2025-06-16 –, Maschinenhaus
Struggling to identify relevant filters among too many facets and frustrating results navigation? We explore an AI Filter Assistant for statistical data (SDMX) showing how LLMs can be leveraged to suggest the best filters for your natural language query, helping you refine the results in Apache Solr. We share wins, fails, and lessons learned.
In this talk, we explore an AI-powered Filter Assistant, designed for the Statistical Data and Metadata eXchange (SDMX) to improve User eXperience in navigating search results efficiently and effectively.
We discuss how LLMs enhance filter suggestions by analyzing both user queries and indexed data.
On the architecture side, we break down:
1) Data retrieval – how we collected and processed the input SDMX data to build taxonomies used by the model to reconcile the concepts in the natural language query
2) API structure – a deep dive into our endpoints, what they do, and the responses they return.
3) Model choice – the process of identifying the best LLM for the task, including our motivations and studies
4) Structured output & JSON Schema – key benefits, limitations, and lessons learned from extensive testing. We showcase different test results and insights on what works best.
5) Solr query optimization – how to integrate the assistant’s output into a search query, using different boolean strategies to handle the refinement of both too-many and zero-result scenarios.
Expect real-world insights, practical takeaways, and a discussion on the future of AI-driven filtering!
Search, Data Science, Stories
Level:Intermediate
Ilaria is a Data Scientist with a background in Machine Learning and Natural Language Processing for Information Retrieval systems. Since joining the Sease team in 2020, she has worked on various projects, focusing on integrating Learning To Rank and Search Quality Evaluation in e-commerce ecosystems.
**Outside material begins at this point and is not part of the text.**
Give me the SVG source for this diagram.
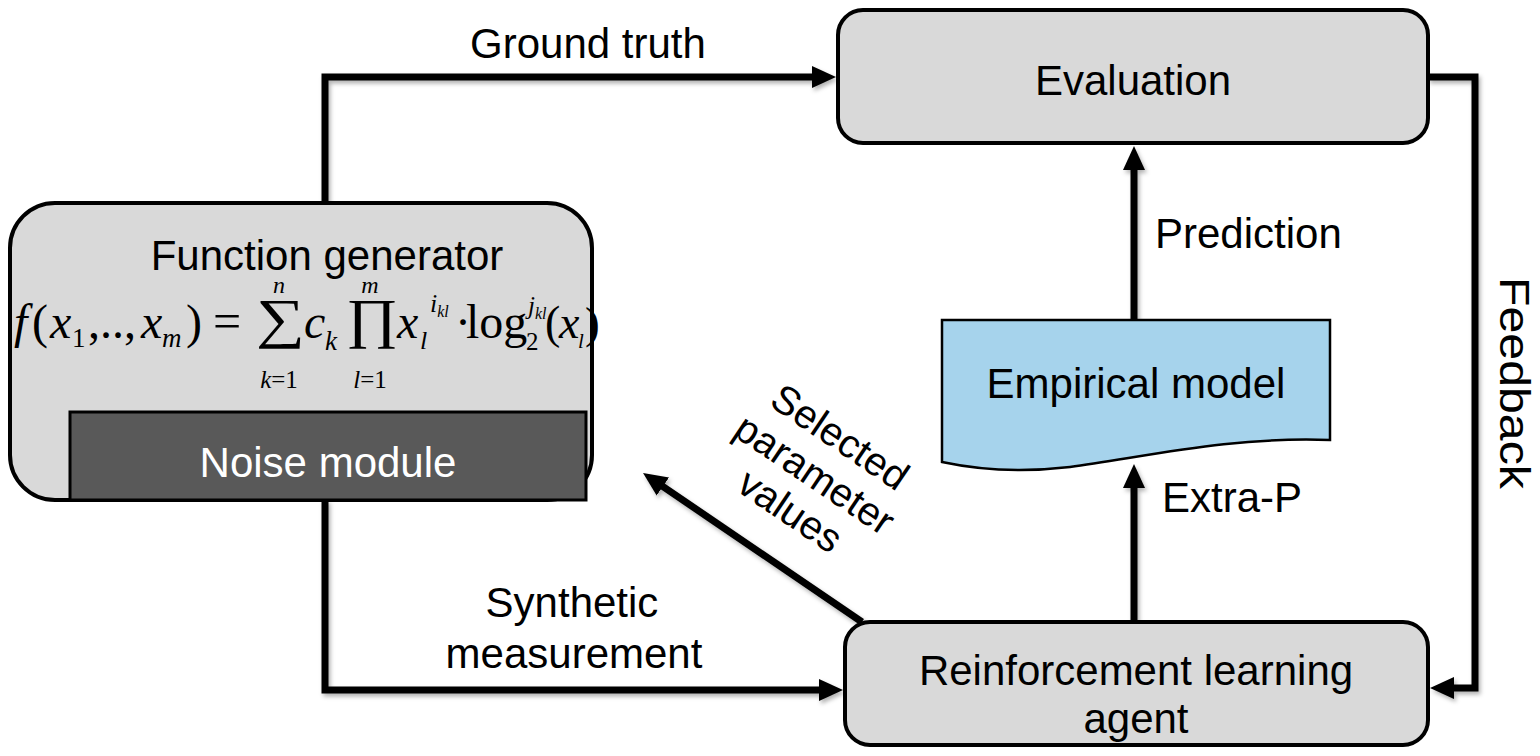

More recently, she has been exploring the potential of Vector Search and Large Language Models in Search, leveraging these technologies to enhance retrieval strategies and improve result relevance.
Beyond her work, she is an active information retrieval research community member, regularly sharing her insights through blog posts, contributing to open-source projects, and speaking at international conferences such as Berlin Buzzword and ElasticON.
Hi!
I’m Anna Ruggero, an IT consultant in the information retrieval world.
I support clients in the process of improving their search engines with the implementation of innovative personalized solutions. I specialize in the integration of machine learning techniques with information retrieval systems, from Learning-to-Rank techniques to Neural Searches and Recommender Systems.
I extensively worked on e-commerce websites, improving their performance by developing personalized models and evaluation systems.
I highly believe in innovation and research, keeping up-to-date with the latest academic studies and contributing to them. I participated in the European Conference of Information Retrieval 2022 with a poster on offline and online evaluation in the industry and published a paper on improving interleaving techniques for the evaluation of information retrieval systems at the ECIR 2023.
I can't wait to talk about search with you!
Edward Lambe is the Head of the MED Data Engineering team and the Deputy Head of MED IT at the Bank for International Settlements (BIS). Since joining the BIS in 2016, Edward has overseen the implementation of several key projects within the IT unit of the Monetary and Economic Department. Notably, he led the delivery of the BIS Data Portal, a core initiative of the BIS 2025 Innovation programme aimed at modernising the dissemination of BIS statistics. Prior to his tenure at the BIS, Edward held various statistical and IT roles at the Central Statistics Office, Ireland, and the Bank of Ireland. He holds a master’s degree from the Cork Institute of Technology and a bachelor’s degree from the National University of Ireland, Cork.